- The task
Read the lines below. Copy out any that hold the string "this".

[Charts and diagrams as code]
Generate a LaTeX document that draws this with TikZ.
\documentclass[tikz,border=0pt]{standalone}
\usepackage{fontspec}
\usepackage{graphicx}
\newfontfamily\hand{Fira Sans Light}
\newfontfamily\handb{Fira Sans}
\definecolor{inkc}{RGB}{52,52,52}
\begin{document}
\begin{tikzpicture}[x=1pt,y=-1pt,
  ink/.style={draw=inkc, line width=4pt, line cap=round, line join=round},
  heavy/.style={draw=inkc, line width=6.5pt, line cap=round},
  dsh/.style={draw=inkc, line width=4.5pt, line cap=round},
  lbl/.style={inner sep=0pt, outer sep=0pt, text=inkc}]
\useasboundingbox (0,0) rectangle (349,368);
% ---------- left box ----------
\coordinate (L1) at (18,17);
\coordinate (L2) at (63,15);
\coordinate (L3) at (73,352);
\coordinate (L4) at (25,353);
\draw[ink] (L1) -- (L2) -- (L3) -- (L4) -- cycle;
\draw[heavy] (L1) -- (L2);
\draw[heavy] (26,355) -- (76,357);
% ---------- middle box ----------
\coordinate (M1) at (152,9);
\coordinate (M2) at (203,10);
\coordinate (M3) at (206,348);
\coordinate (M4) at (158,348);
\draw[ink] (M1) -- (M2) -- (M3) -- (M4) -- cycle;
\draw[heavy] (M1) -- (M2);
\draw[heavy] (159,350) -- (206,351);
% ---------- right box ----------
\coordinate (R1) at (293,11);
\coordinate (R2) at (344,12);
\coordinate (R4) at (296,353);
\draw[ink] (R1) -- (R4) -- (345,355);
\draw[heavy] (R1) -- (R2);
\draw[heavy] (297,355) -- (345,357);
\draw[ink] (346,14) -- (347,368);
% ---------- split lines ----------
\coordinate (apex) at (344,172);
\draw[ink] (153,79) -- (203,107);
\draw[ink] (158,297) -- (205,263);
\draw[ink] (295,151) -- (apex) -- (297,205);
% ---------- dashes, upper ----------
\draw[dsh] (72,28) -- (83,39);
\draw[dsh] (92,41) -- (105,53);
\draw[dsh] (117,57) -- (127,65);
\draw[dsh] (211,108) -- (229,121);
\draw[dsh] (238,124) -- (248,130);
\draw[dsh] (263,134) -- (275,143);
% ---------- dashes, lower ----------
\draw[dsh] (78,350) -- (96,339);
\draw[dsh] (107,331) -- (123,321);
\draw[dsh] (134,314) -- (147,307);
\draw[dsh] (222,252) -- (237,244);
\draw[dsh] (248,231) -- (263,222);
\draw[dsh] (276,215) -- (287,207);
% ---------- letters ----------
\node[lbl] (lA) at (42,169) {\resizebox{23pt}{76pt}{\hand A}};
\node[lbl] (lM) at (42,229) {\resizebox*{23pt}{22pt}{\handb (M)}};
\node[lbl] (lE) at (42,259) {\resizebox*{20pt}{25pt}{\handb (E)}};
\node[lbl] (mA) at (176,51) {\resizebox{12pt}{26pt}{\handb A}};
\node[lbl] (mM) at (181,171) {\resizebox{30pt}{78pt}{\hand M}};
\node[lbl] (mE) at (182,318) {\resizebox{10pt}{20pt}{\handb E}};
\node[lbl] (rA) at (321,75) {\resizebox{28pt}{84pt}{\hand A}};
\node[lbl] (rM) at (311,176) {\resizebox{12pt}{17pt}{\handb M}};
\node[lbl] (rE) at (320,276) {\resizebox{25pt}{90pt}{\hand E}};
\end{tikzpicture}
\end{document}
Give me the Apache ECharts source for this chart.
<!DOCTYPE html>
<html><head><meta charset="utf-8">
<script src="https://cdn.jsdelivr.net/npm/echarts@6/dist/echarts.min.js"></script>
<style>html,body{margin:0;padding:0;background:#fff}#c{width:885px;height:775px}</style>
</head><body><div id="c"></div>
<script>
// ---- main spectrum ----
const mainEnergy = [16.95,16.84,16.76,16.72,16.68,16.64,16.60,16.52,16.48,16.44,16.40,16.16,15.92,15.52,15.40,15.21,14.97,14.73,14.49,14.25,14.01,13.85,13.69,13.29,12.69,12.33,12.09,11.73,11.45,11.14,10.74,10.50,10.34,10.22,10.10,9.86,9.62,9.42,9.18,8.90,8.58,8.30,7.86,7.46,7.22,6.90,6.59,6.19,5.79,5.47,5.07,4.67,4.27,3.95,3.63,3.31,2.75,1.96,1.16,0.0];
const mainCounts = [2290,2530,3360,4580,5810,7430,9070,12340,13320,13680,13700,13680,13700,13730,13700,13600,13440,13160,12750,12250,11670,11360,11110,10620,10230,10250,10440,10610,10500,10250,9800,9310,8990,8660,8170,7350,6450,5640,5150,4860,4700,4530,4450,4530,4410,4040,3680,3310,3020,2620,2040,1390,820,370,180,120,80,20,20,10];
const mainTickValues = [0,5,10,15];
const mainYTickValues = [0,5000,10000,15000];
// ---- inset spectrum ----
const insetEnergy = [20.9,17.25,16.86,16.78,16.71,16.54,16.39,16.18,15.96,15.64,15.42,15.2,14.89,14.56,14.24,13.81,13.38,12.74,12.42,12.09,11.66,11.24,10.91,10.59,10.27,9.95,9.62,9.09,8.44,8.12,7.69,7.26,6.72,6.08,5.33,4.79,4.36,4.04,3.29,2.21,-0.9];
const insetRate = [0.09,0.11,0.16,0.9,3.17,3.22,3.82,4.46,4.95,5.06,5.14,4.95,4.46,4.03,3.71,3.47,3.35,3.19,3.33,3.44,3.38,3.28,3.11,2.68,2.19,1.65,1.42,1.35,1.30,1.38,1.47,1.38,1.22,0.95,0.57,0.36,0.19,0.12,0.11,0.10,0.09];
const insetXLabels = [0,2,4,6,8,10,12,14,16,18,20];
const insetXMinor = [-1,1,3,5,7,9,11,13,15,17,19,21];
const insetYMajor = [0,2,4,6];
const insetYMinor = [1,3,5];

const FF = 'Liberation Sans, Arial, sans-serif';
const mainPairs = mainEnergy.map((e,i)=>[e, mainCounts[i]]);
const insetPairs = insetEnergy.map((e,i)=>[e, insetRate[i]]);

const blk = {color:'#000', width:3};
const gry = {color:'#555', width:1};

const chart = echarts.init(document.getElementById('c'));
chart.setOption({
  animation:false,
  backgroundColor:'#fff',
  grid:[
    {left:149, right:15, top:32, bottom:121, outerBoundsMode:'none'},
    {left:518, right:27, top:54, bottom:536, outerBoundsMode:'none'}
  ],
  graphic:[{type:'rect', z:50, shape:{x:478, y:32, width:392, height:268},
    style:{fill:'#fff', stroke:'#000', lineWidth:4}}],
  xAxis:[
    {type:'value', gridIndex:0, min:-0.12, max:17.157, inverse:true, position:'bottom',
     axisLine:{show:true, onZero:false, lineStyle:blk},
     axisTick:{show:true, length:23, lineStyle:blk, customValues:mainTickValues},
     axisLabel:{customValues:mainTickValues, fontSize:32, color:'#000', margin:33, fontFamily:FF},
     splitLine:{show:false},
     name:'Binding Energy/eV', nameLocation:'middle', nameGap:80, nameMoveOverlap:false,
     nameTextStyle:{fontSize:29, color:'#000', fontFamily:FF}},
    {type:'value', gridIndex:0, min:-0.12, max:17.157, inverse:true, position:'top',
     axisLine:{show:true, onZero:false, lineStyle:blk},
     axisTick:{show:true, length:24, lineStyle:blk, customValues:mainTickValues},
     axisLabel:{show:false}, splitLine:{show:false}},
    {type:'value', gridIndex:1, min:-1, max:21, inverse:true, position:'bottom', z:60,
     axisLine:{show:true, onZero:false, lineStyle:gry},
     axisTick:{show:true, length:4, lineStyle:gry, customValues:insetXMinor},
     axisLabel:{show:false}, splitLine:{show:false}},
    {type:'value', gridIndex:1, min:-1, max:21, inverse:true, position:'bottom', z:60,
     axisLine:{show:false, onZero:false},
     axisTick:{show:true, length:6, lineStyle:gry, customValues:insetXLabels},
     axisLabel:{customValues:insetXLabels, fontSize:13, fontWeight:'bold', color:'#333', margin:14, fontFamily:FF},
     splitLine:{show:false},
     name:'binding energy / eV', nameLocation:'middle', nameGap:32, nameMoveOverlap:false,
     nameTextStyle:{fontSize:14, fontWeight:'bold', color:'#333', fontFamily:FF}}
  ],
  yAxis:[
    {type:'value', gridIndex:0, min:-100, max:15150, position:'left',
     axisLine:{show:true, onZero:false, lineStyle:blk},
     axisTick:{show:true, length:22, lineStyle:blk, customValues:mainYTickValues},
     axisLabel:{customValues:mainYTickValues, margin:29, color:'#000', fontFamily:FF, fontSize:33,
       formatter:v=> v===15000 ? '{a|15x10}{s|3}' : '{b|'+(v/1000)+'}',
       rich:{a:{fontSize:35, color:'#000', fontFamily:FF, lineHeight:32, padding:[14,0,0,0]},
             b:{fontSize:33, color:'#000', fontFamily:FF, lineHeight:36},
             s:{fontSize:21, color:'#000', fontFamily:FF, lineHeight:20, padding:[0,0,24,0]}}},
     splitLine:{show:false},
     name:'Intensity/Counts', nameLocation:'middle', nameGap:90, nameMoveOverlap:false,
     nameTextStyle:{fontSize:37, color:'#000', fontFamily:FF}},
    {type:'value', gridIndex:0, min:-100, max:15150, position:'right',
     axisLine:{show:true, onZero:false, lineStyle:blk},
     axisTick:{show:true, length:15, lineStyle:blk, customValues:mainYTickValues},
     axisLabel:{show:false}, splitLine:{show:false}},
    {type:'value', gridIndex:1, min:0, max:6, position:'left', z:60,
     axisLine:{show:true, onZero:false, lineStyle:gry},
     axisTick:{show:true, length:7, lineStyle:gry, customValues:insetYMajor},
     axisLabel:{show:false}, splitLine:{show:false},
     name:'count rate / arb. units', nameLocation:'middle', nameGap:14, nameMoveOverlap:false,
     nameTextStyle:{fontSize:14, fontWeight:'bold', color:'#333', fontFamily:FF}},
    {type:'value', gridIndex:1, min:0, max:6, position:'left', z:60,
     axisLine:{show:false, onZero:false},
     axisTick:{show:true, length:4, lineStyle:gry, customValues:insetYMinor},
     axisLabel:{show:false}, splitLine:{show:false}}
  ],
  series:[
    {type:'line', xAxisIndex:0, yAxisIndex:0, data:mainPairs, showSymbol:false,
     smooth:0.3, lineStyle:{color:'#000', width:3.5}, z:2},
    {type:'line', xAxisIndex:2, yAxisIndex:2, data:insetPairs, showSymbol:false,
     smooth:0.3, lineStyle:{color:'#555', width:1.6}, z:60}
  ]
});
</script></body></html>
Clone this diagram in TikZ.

- Response to the exercise
Generate a LaTeX document that draws this with TikZ.
Give me the Apache ECharts source for this chart.
Clone this diagram in TikZ.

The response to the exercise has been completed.